- The Washington Times - Tuesday, April 22, 2014

Calling it a case for religious and political freedom, a New Jersey woman is suing the state’s Motor Vehicle Commission after her order for an “8THEIST” custom license plate was denied.

In a lawsuit filed on behalf of Leesburg resident Shannon Morgan, Americans United for Separation of Church and State charged the Motor Vehicle Commission with infringing on Ms. Morgan’s First Amendment rights to express her religious belief — or non-beliefs — on her license plate.

“This is both a speech, religion and equal-protection case,” said Americans United Legal Director Ayesha Khan. “Atheists are just as entitled to express their point of view as Christians are.”

Court records indicate that Ms. Morgan in November attempted to order a vanity plate through the vehicle commission’s website. But when she typed in her request, “8-T-H-E-I-S-T”, the site blocked her from completing the process and sent her a message indicating the “requested plate text is considered objectionable.”
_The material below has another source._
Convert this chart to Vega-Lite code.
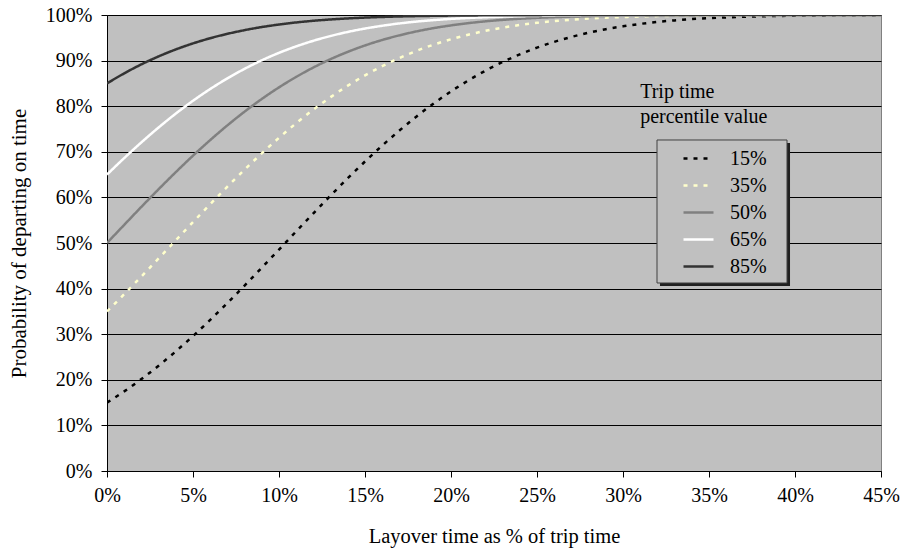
{
  "$schema": "https://vega.github.io/schema/vega-lite/v6.json",
  "width": 774,
  "height": 456,
  "autosize": "none",
  "padding": {"left": 107, "top": 15, "right": 24, "bottom": 80},
  "background": "white",
  "config": {
    "font": "Liberation Serif",
    "view": {"fill": "#C0C0C0", "stroke": "#808080", "strokeWidth": 1},
    "axis": {
      "labelFont": "Liberation Serif",
      "titleFont": "Liberation Serif",
      "labelFontSize": 20,
      "titleFontSize": 20.5,
      "titleFontWeight": "normal",
      "labelColor": "black",
      "titleColor": "black",
      "domainColor": "black",
      "tickColor": "black",
      "tickSize": 6,
      "gridColor": "black",
      "gridOpacity": 1,
      "gridWidth": 1,
      "labelFlush": false
    },
    "legend": {
      "labelFont": "Liberation Serif",
      "labelFontSize": 20,
      "labelColor": "black"
    }
  },
  "datasets": {
    "curves": [
      {"L":0,"s":"15%","p":0.150},{"L":1,"s":"15%","p":0.1746},{"L":2,"s":"15%","p":0.2016},{"L":3,"s":"15%","p":0.2309},{"L":4,"s":"15%","p":0.2624},{"L":5,"s":"15%","p":0.2960},{"L":6,"s":"15%","p":0.3314},{"L":7,"s":"15%","p":0.3684},{"L":8,"s":"15%","p":0.4067},{"L":9,"s":"15%","p":0.4459},{"L":10,"s":"15%","p":0.4856},{"L":11,"s":"15%","p":0.5255},{"L":12,"s":"15%","p":0.5651},{"L":13,"s":"15%","p":0.6041},{"L":14,"s":"15%","p":0.6421},{"L":15,"s":"15%","p":0.6787},{"L":16,"s":"15%","p":0.7136},{"L":17,"s":"15%","p":0.7466},{"L":18,"s":"15%","p":0.7776},{"L":19,"s":"15%","p":0.8062},{"L":20,"s":"15%","p":0.8325},{"L":21,"s":"15%","p":0.8563},{"L":22,"s":"15%","p":0.8778},{"L":23,"s":"15%","p":0.8969},{"L":24,"s":"15%","p":0.9137},{"L":25,"s":"15%","p":0.9284},{"L":26,"s":"15%","p":0.9411},{"L":27,"s":"15%","p":0.9519},{"L":28,"s":"15%","p":0.9611},{"L":29,"s":"15%","p":0.9688},{"L":30,"s":"15%","p":0.9752},{"L":31,"s":"15%","p":0.9805},{"L":32,"s":"15%","p":0.9848},{"L":33,"s":"15%","p":0.9882},{"L":34,"s":"15%","p":0.9910},{"L":35,"s":"15%","p":0.9931},{"L":36,"s":"15%","p":0.9948},{"L":37,"s":"15%","p":0.9961},{"L":38,"s":"15%","p":0.9971},{"L":39,"s":"15%","p":0.9979},{"L":40,"s":"15%","p":0.9985},{"L":41,"s":"15%","p":0.9989},{"L":42,"s":"15%","p":0.9992},{"L":43,"s":"15%","p":0.9995},{"L":44,"s":"15%","p":0.9996},{"L":45,"s":"15%","p":0.9997},
      {"L":0,"s":"35%","p":0.350},{"L":1,"s":"35%","p":0.3878},{"L":2,"s":"35%","p":0.4266},{"L":3,"s":"35%","p":0.4661},{"L":4,"s":"35%","p":0.5060},{"L":5,"s":"35%","p":0.5458},{"L":6,"s":"35%","p":0.5851},{"L":7,"s":"35%","p":0.6236},{"L":8,"s":"35%","p":0.6609},{"L":9,"s":"35%","p":0.6967},{"L":10,"s":"35%","p":0.7307},{"L":11,"s":"35%","p":0.7627},{"L":12,"s":"35%","p":0.7925},{"L":13,"s":"35%","p":0.8199},{"L":14,"s":"35%","p":0.8450},{"L":15,"s":"35%","p":0.8676},{"L":16,"s":"35%","p":0.8878},{"L":17,"s":"35%","p":0.9057},{"L":18,"s":"35%","p":0.9215},{"L":19,"s":"35%","p":0.9351},{"L":20,"s":"35%","p":0.9468},{"L":21,"s":"35%","p":0.9568},{"L":22,"s":"35%","p":0.9652},{"L":23,"s":"35%","p":0.9723},{"L":24,"s":"35%","p":0.9781},{"L":25,"s":"35%","p":0.9828},{"L":26,"s":"35%","p":0.9866},{"L":27,"s":"35%","p":0.9897},{"L":28,"s":"35%","p":0.9921},{"L":29,"s":"35%","p":0.9940},{"L":30,"s":"35%","p":0.9955},{"L":31,"s":"35%","p":0.9967},{"L":32,"s":"35%","p":0.9976},{"L":33,"s":"35%","p":0.9982},{"L":34,"s":"35%","p":0.9987},{"L":35,"s":"35%","p":0.9991},{"L":36,"s":"35%","p":0.9994},{"L":37,"s":"35%","p":0.9996},{"L":38,"s":"35%","p":0.9997},{"L":39,"s":"35%","p":0.9998},{"L":40,"s":"35%","p":0.9999},{"L":41,"s":"35%","p":0.9999},{"L":42,"s":"35%","p":1.0},{"L":43,"s":"35%","p":1.0},{"L":44,"s":"35%","p":1.0},{"L":45,"s":"35%","p":1.0},
      {"L":0,"s":"50%","p":0.500},{"L":1,"s":"50%","p":0.5398},{"L":2,"s":"50%","p":0.5793},{"L":3,"s":"50%","p":0.6179},{"L":4,"s":"50%","p":0.6554},{"L":5,"s":"50%","p":0.6915},{"L":6,"s":"50%","p":0.7257},{"L":7,"s":"50%","p":0.7580},{"L":8,"s":"50%","p":0.7881},{"L":9,"s":"50%","p":0.8159},{"L":10,"s":"50%","p":0.8413},{"L":11,"s":"50%","p":0.8643},{"L":12,"s":"50%","p":0.8849},{"L":13,"s":"50%","p":0.9032},{"L":14,"s":"50%","p":0.9192},{"L":15,"s":"50%","p":0.9332},{"L":16,"s":"50%","p":0.9452},{"L":17,"s":"50%","p":0.9554},{"L":18,"s":"50%","p":0.9641},{"L":19,"s":"50%","p":0.9713},{"L":20,"s":"50%","p":0.9772},{"L":21,"s":"50%","p":0.9821},{"L":22,"s":"50%","p":0.9861},{"L":23,"s":"50%","p":0.9893},{"L":24,"s":"50%","p":0.9918},{"L":25,"s":"50%","p":0.9938},{"L":26,"s":"50%","p":0.9953},{"L":27,"s":"50%","p":0.9965},{"L":28,"s":"50%","p":0.9974},{"L":29,"s":"50%","p":0.9981},{"L":30,"s":"50%","p":0.9987},{"L":31,"s":"50%","p":0.9990},{"L":32,"s":"50%","p":0.9993},{"L":33,"s":"50%","p":0.9995},{"L":34,"s":"50%","p":0.9997},{"L":35,"s":"50%","p":0.9998},{"L":36,"s":"50%","p":0.9998},{"L":37,"s":"50%","p":0.9999},{"L":38,"s":"50%","p":0.9999},{"L":39,"s":"50%","p":1.0},{"L":40,"s":"50%","p":1.0},{"L":41,"s":"50%","p":1.0},{"L":42,"s":"50%","p":1.0},{"L":43,"s":"50%","p":1.0},{"L":44,"s":"50%","p":1.0},{"L":45,"s":"50%","p":1.0},
      {"L":0,"s":"65%","p":0.650},{"L":1,"s":"65%","p":0.6862},{"L":2,"s":"65%","p":0.7207},{"L":3,"s":"65%","p":0.7533},{"L":4,"s":"65%","p":0.7838},{"L":5,"s":"65%","p":0.8119},{"L":6,"s":"65%","p":0.8377},{"L":7,"s":"65%","p":0.8610},{"L":8,"s":"65%","p":0.8820},{"L":9,"s":"65%","p":0.9006},{"L":10,"s":"65%","p":0.9170},{"L":11,"s":"65%","p":0.9312},{"L":12,"s":"65%","p":0.9435},{"L":13,"s":"65%","p":0.9540},{"L":14,"s":"65%","p":0.9629},{"L":15,"s":"65%","p":0.9703},{"L":16,"s":"65%","p":0.9764},{"L":17,"s":"65%","p":0.9815},{"L":18,"s":"65%","p":0.9856},{"L":19,"s":"65%","p":0.9888},{"L":20,"s":"65%","p":0.9915},{"L":21,"s":"65%","p":0.9935},{"L":22,"s":"65%","p":0.9951},{"L":23,"s":"65%","p":0.9964},{"L":24,"s":"65%","p":0.9973},{"L":25,"s":"65%","p":0.9980},{"L":26,"s":"65%","p":0.9986},{"L":27,"s":"65%","p":0.9990},{"L":28,"s":"65%","p":0.9993},{"L":29,"s":"65%","p":0.9995},{"L":30,"s":"65%","p":0.9996},{"L":31,"s":"65%","p":0.9997},{"L":32,"s":"65%","p":0.9998},{"L":33,"s":"65%","p":0.9999},{"L":34,"s":"65%","p":0.9999},{"L":35,"s":"65%","p":1.0},{"L":36,"s":"65%","p":1.0},{"L":37,"s":"65%","p":1.0},{"L":38,"s":"65%","p":1.0},{"L":39,"s":"65%","p":1.0},{"L":40,"s":"65%","p":1.0},{"L":41,"s":"65%","p":1.0},{"L":42,"s":"65%","p":1.0},{"L":43,"s":"65%","p":1.0},{"L":44,"s":"65%","p":1.0},{"L":45,"s":"65%","p":1.0},
      {"L":0,"s":"85%","p":0.850},{"L":1,"s":"85%","p":0.8720},{"L":2,"s":"85%","p":0.8918},{"L":3,"s":"85%","p":0.9092},{"L":4,"s":"85%","p":0.9245},{"L":5,"s":"85%","p":0.9377},{"L":6,"s":"85%","p":0.9491},{"L":7,"s":"85%","p":0.9587},{"L":8,"s":"85%","p":0.9668},{"L":9,"s":"85%","p":0.9736},{"L":10,"s":"85%","p":0.9791},{"L":11,"s":"85%","p":0.9837},{"L":12,"s":"85%","p":0.9873},{"L":13,"s":"85%","p":0.9902},{"L":14,"s":"85%","p":0.9925},{"L":15,"s":"85%","p":0.9943},{"L":16,"s":"85%","p":0.9957},{"L":17,"s":"85%","p":0.9968},{"L":18,"s":"85%","p":0.9976},{"L":19,"s":"85%","p":0.9982},{"L":20,"s":"85%","p":0.9987},{"L":21,"s":"85%","p":0.9990},{"L":22,"s":"85%","p":0.9993},{"L":23,"s":"85%","p":0.9995},{"L":24,"s":"85%","p":0.9996},{"L":25,"s":"85%","p":0.9997},{"L":26,"s":"85%","p":0.9998},{"L":27,"s":"85%","p":0.9999},{"L":28,"s":"85%","p":0.9999},{"L":29,"s":"85%","p":1.0},{"L":30,"s":"85%","p":1.0},{"L":31,"s":"85%","p":1.0},{"L":32,"s":"85%","p":1.0},{"L":33,"s":"85%","p":1.0},{"L":34,"s":"85%","p":1.0},{"L":35,"s":"85%","p":1.0},{"L":36,"s":"85%","p":1.0},{"L":37,"s":"85%","p":1.0},{"L":38,"s":"85%","p":1.0},{"L":39,"s":"85%","p":1.0},{"L":40,"s":"85%","p":1.0},{"L":41,"s":"85%","p":1.0},{"L":42,"s":"85%","p":1.0},{"L":43,"s":"85%","p":1.0},{"L":44,"s":"85%","p":1.0},{"L":45,"s":"85%","p":1.0}
    ]
  },
  "layer": [
    {
      "data": {"values": [{}]},
      "mark": {"type": "rect", "color": "#202020"},
      "encoding": {
        "x": {"datum": 32.15},
        "x2": {"datum": 39.71},
        "y": {"datum": 0.7193},
        "y2": {"datum": 0.4057}
      }
    },
    {
      "data": {"values": [{}]},
      "mark": {"type": "rect", "fill": "#C0C0C0", "stroke": "#404040", "strokeWidth": 1},
      "encoding": {
        "x": {"datum": 31.977},
        "x2": {"datum": 39.535},
        "y": {"datum": 0.7259},
        "y2": {"datum": 0.4123}
      }
    },
    {
      "data": {"name": "curves"},
      "mark": {"type": "line", "interpolate": "monotone", "strokeWidth": 2.5, "clip": true},
      "encoding": {
        "x": {
          "field": "L", "type": "quantitative",
          "scale": {"domain": [0, 45], "nice": false},
          "axis": {
            "values": [0, 5, 10, 15, 20, 25, 30, 35, 40, 45],
            "labelExpr": "datum.value + '%'",
            "grid": false,
            "labelPadding": 8,
            "title": "Layover time as % of trip time",
            "titlePadding": 21
          }
        },
        "y": {
          "field": "p", "type": "quantitative",
          "scale": {"domain": [0, 1], "nice": false},
          "axis": {
            "values": [0, 0.1, 0.2, 0.3, 0.4, 0.5, 0.6, 0.7, 0.8, 0.9, 1],
            "format": ".0%",
            "grid": true,
            "labelPadding": 9,
            "title": "Probability of departing on time",
            "titleFontSize": 21,
            "titlePadding": 16
          }
        },
        "color": {
          "field": "s", "type": "nominal",
          "scale": {"domain": ["15%", "35%", "50%", "65%", "85%"], "range": ["#000000", "#FFFFCC", "#808080", "#FFFFFF", "#333333"]},
          "legend": {
            "title": null,
            "orient": "none",
            "legendX": 550,
            "legendY": 125,
            "padding": 2,
            "symbolType": "stroke",
            "symbolSize": 900,
            "symbolStrokeWidth": 2.5,
            "symbolOffset": 23,
            "labelOffset": 15,
            "rowPadding": -5
          }
        },
        "strokeDash": {
          "field": "s", "type": "nominal",
          "scale": {"domain": ["15%", "35%", "50%", "65%", "85%"], "range": [[4, 6], [4, 6], [1, 0], [1, 0], [1, 0]]},
          "legend": null
        }
      }
    },
    {
      "data": {"values": [{}]},
      "mark": {"type": "text", "text": ["Trip time", "percentile value"], "align": "left", "baseline": "alphabetic", "fontSize": 20, "font": "Liberation Serif", "lineHeight": 25, "color": "black"},
      "encoding": {
        "x": {"datum": 31.0},
        "y": {"datum": 0.818}
      }
    }
  ]
}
Ms. Morgan then typed in the suggestion “BAPTIST,”and the plate was approved, court papers state, leading Ms. Morgan to believe the commission “expresses a preference for theistic religious beliefs over nontheistic beliefs.”

Ms. Morgan wrote to the commission and was told to contact the Special Plate Unit. Despite several correspondences requesting a review of her plate order, she claimed she was unable to obtain an answer to her questions.

Motor Vehicle Commission spokeswoman Sandy Grossman said vanity plates similar to the kind requested by Ms. Morgan have in the past been approved and ordered, and will continue to be.

The commission’s website states that custom plates must have at least three letters and no more than seven characters combined from letters and numbers.

But the site also states that “no personalized plate combination which is considered offensive will be approved for issuance.”

In August, American Atheists President David Silverman, a resident of New Jersey, requested the vanity plate “ATHE1ST.”

The plate was originally denied, but the commission ruled that a clerk had overstepped her authority in determining what was appropriate for a license plate.

“We’ve been issuing these types of configurations,” Ms. Grossman said. “There’s no reason not to continue.”

The question of personalized and vanity license plates has proven a murky legal area for First Amendment scholars, with each state adopting its own standards and rules for determining which requests are acceptable. Among those that have failed to pass muster in at least one state include “FROG,” “IRISH,” “VINO,” “GODCAN,” “HATEGM” and “GVT SUX.”

Americans United’s Ms. Khan said the goal of the lawsuit is not only to get Ms. Morgan her plate, but to have the Motor Vehicle Commission establish a “set of viewpoint-neutral regulations that guide the discretion on issuing plates.”

“That would ensure that atheists don’t have to go through this rigmarole to get their plates accepted.”